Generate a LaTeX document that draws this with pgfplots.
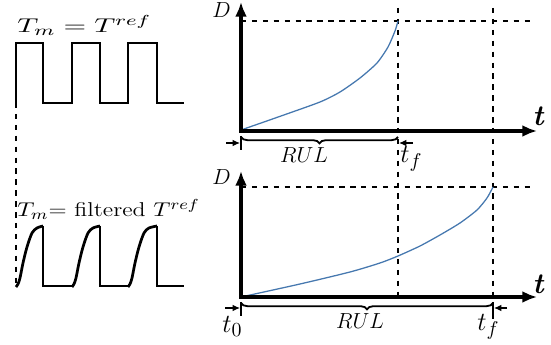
\documentclass[border=0pt]{standalone}
\usepackage{pgfplots}
\pgfplotsset{compat=1.18}
\usepackage{graphicx}
\usetikzlibrary{arrows.meta,decorations.pathreplacing}

\definecolor{dmg}{RGB}{70,120,175}

% everything below is in pixel units of the 551x345 sketch
\pgfplotstableread{
x y
241 130
281 116
320 102
340 92
360 78
377 63
388 47
395 31
398 21
}\damagetop

\pgfplotstableread{
x y
241 297
300 284
350 272
380 263
398 256
420 246
440 235
460 223
477 210
487 198
493 187
}\damagebot

\begin{document}
\begin{tikzpicture}
\begin{axis}[
    x = 0.55pt, y = 0.55pt,
    y dir = reverse,
    xmin = 0, xmax = 551,
    ymin = 0, ymax = 345,
    axis lines = none,
    clip = false,
    every axis plot/.append style = {mark = none},
]

    % invisible frame, keeps the page the size of the sketch
    \addplot[draw = none] coordinates {(0,0) (551,345)};

    % reference temperature, square wave
    \addplot[black, line width = 1.5pt] coordinates {
        (16,103) (16,43) (43,43) (43,103) (72,103) (72,43) (100,43) (100,103)
        (128,103) (128,43) (157,43) (157,103) (184,103)
    };

    % filtered temperature
    \addplot[black, line width = 1.5pt, smooth, tension = 0.5] coordinates {
        (16,287) (18,284) (20,278) (23,263) (27,247) (32,233) (37,228) (43,226)
    };
    \addplot[black, line width = 1.5pt, smooth, tension = 0.5] coordinates {
        (72,287) (74,284) (76,278) (79,263) (83,247) (88,233) (93,228) (100,226)
    };
    \addplot[black, line width = 1.5pt, smooth, tension = 0.5] coordinates {
        (128,287) (130,284) (132,278) (135,263) (139,247) (144,233) (149,228) (157,226)
    };
    \addplot[black, line width = 1.5pt] coordinates {
        (43,226) (43,286) (72,286)
    };
    \addplot[black, line width = 1.5pt] coordinates {
        (100,226) (100,286) (128,286)
    };
    \addplot[black, line width = 1.5pt] coordinates {
        (157,226) (157,286) (184,286)
    };

    % dashed guides
    \addplot[black, dashed, line width = 0.6pt] coordinates {(16,103) (16,286)};
    \addplot[black, dashed, line width = 0.6pt] coordinates {(241,21) (533,21)};
    \addplot[black, dashed, line width = 0.6pt] coordinates {(241,187) (533,187)};
    \addplot[black, dashed, line width = 0.6pt] coordinates {(398,8) (398,300)};
    \addplot[black, dashed, line width = 0.6pt] coordinates {(493,8) (493,320)};

    % damage curves
    \addplot[dmg, line width = 0.7pt, smooth, tension = 0.4] table {\damagetop};
    \addplot[dmg, line width = 0.7pt, smooth, tension = 0.4] table {\damagebot};

    % axes of the two damage plots
    \addplot[black, line width = 2.2pt, -{Latex[length = 8pt, width = 6.5pt]}]
        coordinates {(241,133) (241,2)};
    \addplot[black, line width = 2.2pt, -{Latex[length = 8pt, width = 6.5pt]}]
        coordinates {(239,131) (537,131)};
    \addplot[black, line width = 2.2pt, -{Latex[length = 8pt, width = 6.5pt]}]
        coordinates {(241,299) (241,171)};
    \addplot[black, line width = 2.2pt, -{Latex[length = 8pt, width = 6.5pt]}]
        coordinates {(239,297) (537,297)};

    % RUL braces
    \addplot[black, line width = 1pt, decorate,
        decoration = {brace, mirror, amplitude = 3.5pt}]
        coordinates {(241,137) (398,137)};
    \addplot[black, line width = 1pt, decorate,
        decoration = {brace, mirror, amplitude = 3.5pt}]
        coordinates {(241,303) (493,303)};

    % dimension marks
    \addplot[black, line width = 0.6pt] coordinates {(241,136) (241,150)};
    \addplot[black, line width = 0.6pt, -{Latex[length = 4pt, width = 3.5pt]}]
        coordinates {(226,143) (240,143)};
    \addplot[black, line width = 0.6pt, -{Latex[length = 4pt, width = 3.5pt]}]
        coordinates {(413,143) (399,143)};
    \addplot[black, line width = 0.6pt] coordinates {(241,302) (241,316)};
    \addplot[black, line width = 0.6pt] coordinates {(493,302) (493,316)};
    \addplot[black, line width = 0.6pt, -{Latex[length = 4pt, width = 3.5pt]}]
        coordinates {(225,308) (240,308)};
    \addplot[black, line width = 0.6pt, -{Latex[length = 4pt, width = 3.5pt]}]
        coordinates {(507,308) (494,308)};

    % labels
    \node[anchor = base west, inner sep = 0pt] at (axis cs:17,33)
        {\fontsize{11}{13}\selectfont\scalebox{1.46}[1]{$T_m = T^{ref}$}};
    \node[anchor = base west, inner sep = 0pt] at (axis cs:17,217)
        {\fontsize{11}{13}\selectfont\scalebox{1.19}[1]{$T_m$= filtered $T^{ref}$}};
    \node[anchor = base west, inner sep = 0pt] at (axis cs:212,18)
        {\fontsize{13}{15}\selectfont$D$};
    \node[anchor = base west, inner sep = 0pt] at (axis cs:212,185)
        {\fontsize{13}{15}\selectfont$D$};
    \node[anchor = base west, inner sep = 0pt] at (axis cs:532,126)
        {\fontsize{16}{18}\selectfont\textbf{\textit{t}}};
    \node[anchor = base west, inner sep = 0pt] at (axis cs:532,294)
        {\fontsize{16}{18}\selectfont\textbf{\textit{t}}};
    \node[anchor = base, inner sep = 0pt] at (axis cs:304,163)
        {\fontsize{12}{14}\selectfont$RUL$};
    \node[anchor = base, inner sep = 0pt] at (axis cs:360,329)
        {\fontsize{12}{14}\selectfont$RUL$};
    \node[anchor = base west, inner sep = 0pt] at (axis cs:400,163)
        {\fontsize{15}{17}\selectfont$t_f$};
    \node[anchor = base west, inner sep = 0pt] at (axis cs:477,331)
        {\fontsize{15}{17}\selectfont$t_f$};
    \node[anchor = base west, inner sep = 0pt] at (axis cs:222,333)
        {\fontsize{15}{17}\selectfont$t_0$};
\end{axis}
\end{tikzpicture}
\end{document}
┄┄┄┄┄┄
Quote the listing above in full, except for the pictures.

> The output:
Generate a LaTeX document that draws this with pgfplots.
\documentclass[border=0pt]{standalone}
\usepackage{pgfplots}
\pgfplotsset{compat=1.18}
\usepackage{graphicx}
\usetikzlibrary{arrows.meta,decorations.pathreplacing}

\definecolor{dmg}{RGB}{70,120,175}

% everything below is in pixel units of the 551x345 sketch
\pgfplotstableread{
x y
241 130
281 116
320 102
340 92
360 78
377 63
388 47
395 31
398 21
}\damagetop

\pgfplotstableread{
x y
241 297
300 284
350 272
380 263
398 256
420 246
440 235
460 223
477 210
487 198
493 187
}\damagebot

\begin{document}
\begin{tikzpicture}
\begin{axis}[
    x = 0.55pt, y = 0.55pt,
    y dir = reverse,
    xmin = 0, xmax = 551,
    ymin = 0, ymax = 345,
    axis lines = none,
    clip = false,
    every axis plot/.append style = {mark = none},
]

    % invisible frame, keeps the page the size of the sketch
    \addplot[draw = none] coordinates {(0,0) (551,345)};

    % reference temperature, square wave
    \addplot[black, line width = 1.5pt] coordinates {
        (16,103) (16,43) (43,43) (43,103) (72,103) (72,43) (100,43) (100,103)
        (128,103) (128,43) (157,43) (157,103) (184,103)
    };

    % filtered temperature
    \addplot[black, line width = 1.5pt, smooth, tension = 0.5] coordinates {
        (16,287) (18,284) (20,278) (23,263) (27,247) (32,233) (37,228) (43,226)
    };
    \addplot[black, line width = 1.5pt, smooth, tension = 0.5] coordinates {
        (72,287) (74,284) (76,278) (79,263) (83,247) (88,233) (93,228) (100,226)
    };
    \addplot[black, line width = 1.5pt, smooth, tension = 0.5] coordinates {
        (128,287) (130,284) (132,278) (135,263) (139,247) (144,233) (149,228) (157,226)
    };
    \addplot[black, line width = 1.5pt] coordinates {
        (43,226) (43,286) (72,286)
    };
    \addplot[black, line width = 1.5pt] coordinates {
        (100,226) (100,286) (128,286)
    };
    \addplot[black, line width = 1.5pt] coordinates {
        (157,226) (157,286) (184,286)
    };

    % dashed guides
    \addplot[black, dashed, line width = 0.6pt] coordinates {(16,103) (16,286)};
    \addplot[black, dashed, line width = 0.6pt] coordinates {(241,21) (533,21)};
    \addplot[black, dashed, line width = 0.6pt] coordinates {(241,187) (533,187)};
    \addplot[black, dashed, line width = 0.6pt] coordinates {(398,8) (398,300)};
    \addplot[black, dashed, line width = 0.6pt] coordinates {(493,8) (493,320)};

    % damage curves
    \addplot[dmg, line width = 0.7pt, smooth, tension = 0.4] table {\damagetop};
    \addplot[dmg, line width = 0.7pt, smooth, tension = 0.4] table {\damagebot};

    % axes of the two damage plots
    \addplot[black, line width = 2.2pt, -{Latex[length = 8pt, width = 6.5pt]}]
        coordinates {(241,133) (241,2)};
    \addplot[black, line width = 2.2pt, -{Latex[length = 8pt, width = 6.5pt]}]
        coordinates {(239,131) (537,131)};
    \addplot[black, line width = 2.2pt, -{Latex[length = 8pt, width = 6.5pt]}]
        coordinates {(241,299) (241,171)};
    \addplot[black, line width = 2.2pt, -{Latex[length = 8pt, width = 6.5pt]}]
        coordinates {(239,297) (537,297)};

    % RUL braces
    \addplot[black, line width = 1pt, decorate,
        decoration = {brace, mirror, amplitude = 3.5pt}]
        coordinates {(241,137) (398,137)};
    \addplot[black, line width = 1pt, decorate,
        decoration = {brace, mirror, amplitude = 3.5pt}]
        coordinates {(241,303) (493,303)};

    % dimension marks
    \addplot[black, line width = 0.6pt] coordinates {(241,136) (241,150)};
    \addplot[black, line width = 0.6pt, -{Latex[length = 4pt, width = 3.5pt]}]
        coordinates {(226,143) (240,143)};
    \addplot[black, line width = 0.6pt, -{Latex[length = 4pt, width = 3.5pt]}]
        coordinates {(413,143) (399,143)};
    \addplot[black, line width = 0.6pt] coordinates {(241,302) (241,316)};
    \addplot[black, line width = 0.6pt] coordinates {(493,302) (493,316)};
    \addplot[black, line width = 0.6pt, -{Latex[length = 4pt, width = 3.5pt]}]
        coordinates {(225,308) (240,308)};
    \addplot[black, line width = 0.6pt, -{Latex[length = 4pt, width = 3.5pt]}]
        coordinates {(507,308) (494,308)};

    % labels
    \node[anchor = base west, inner sep = 0pt] at (axis cs:17,33)
        {\fontsize{11}{13}\selectfont\scalebox{1.46}[1]{$T_m = T^{ref}$}};
    \node[anchor = base west, inner sep = 0pt] at (axis cs:17,217)
        {\fontsize{11}{13}\selectfont\scalebox{1.19}[1]{$T_m$= filtered $T^{ref}$}};
    \node[anchor = base west, inner sep = 0pt] at (axis cs:212,18)
        {\fontsize{13}{15}\selectfont$D$};
    \node[anchor = base west, inner sep = 0pt] at (axis cs:212,185)
        {\fontsize{13}{15}\selectfont$D$};
    \node[anchor = base west, inner sep = 0pt] at (axis cs:532,126)
        {\fontsize{16}{18}\selectfont\textbf{\textit{t}}};
    \node[anchor = base west, inner sep = 0pt] at (axis cs:532,294)
        {\fontsize{16}{18}\selectfont\textbf{\textit{t}}};
    \node[anchor = base, inner sep = 0pt] at (axis cs:304,163)
        {\fontsize{12}{14}\selectfont$RUL$};
    \node[anchor = base, inner sep = 0pt] at (axis cs:360,329)
        {\fontsize{12}{14}\selectfont$RUL$};
    \node[anchor = base west, inner sep = 0pt] at (axis cs:400,163)
        {\fontsize{15}{17}\selectfont$t_f$};
    \node[anchor = base west, inner sep = 0pt] at (axis cs:477,331)
        {\fontsize{15}{17}\selectfont$t_f$};
    \node[anchor = base west, inner sep = 0pt] at (axis cs:222,333)
        {\fontsize{15}{17}\selectfont$t_0$};
\end{axis}
\end{tikzpicture}
\end{document}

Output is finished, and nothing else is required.